In 1975, Suriname gained independence from the Netherlands and adopted its own nationality criteria enshrined in the Law on Surinamese Nationality and Residence (Wet van 24 november 1975 tot regeling van het Surinamerschap en het Ingezetenschap) Under the terms of the law and its implementation agreement, Article 3 provided that Dutch nationals born in Suriname and residing in Suriname at independence were Surinamese and lost their Dutch nationality. Other Dutch nationals living in Suriname had the option of obtaining Surinamese nationality if they were living in Suriname at the time of independence and expressed a desire to become nationals. According to a ruling by the High Court of Justice of Suriname that year, people who were born in Suriname, but living abroad at the time of independence, retained Dutch nationality. Minor children at the time of independence derived the nationality of their fathers unless their paternity was legally undetermined, in which case their nationality was derived from their mother. In 1980, an amendment to the Law on Nationality permitted naturalization procedures for those of Surinamese origin who were not nationals.

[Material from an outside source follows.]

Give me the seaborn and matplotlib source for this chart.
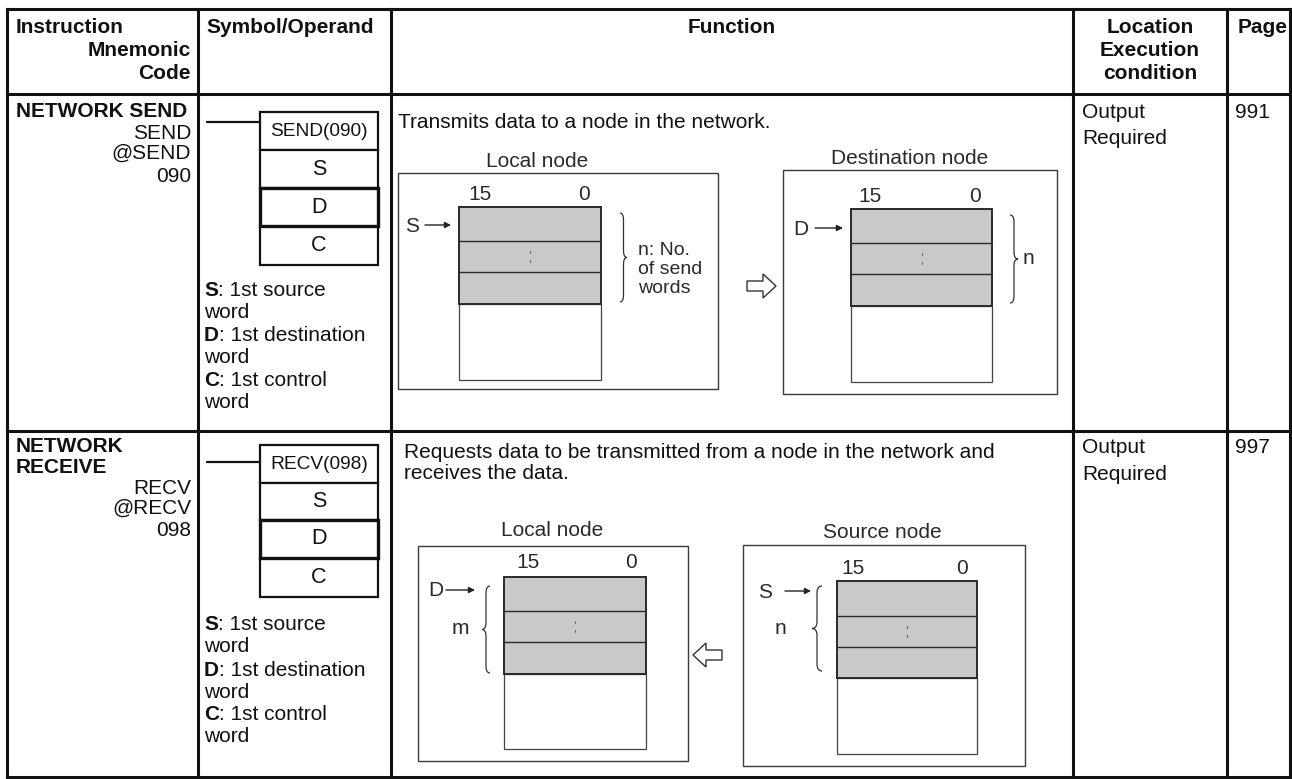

In 2014, a broad revision was adopted to the Law on Nationality to address the lack of gender equality in transferring nationality to children, regulation of dual citizenship, lack of processes to prevent statelessness, and a policy to regulate repatriation. The bill, adopted on 10 July, provided that as long as one of a child's parents were Surinamese at the time of the child's birth, the child had Surinamese nationality. It also eased the processes of dual citizenship, allowed recognition of birth in Suriname to grant nationality if the child would otherwise become stateless, and allowed husbands of Surinamese wives to derive her nationality.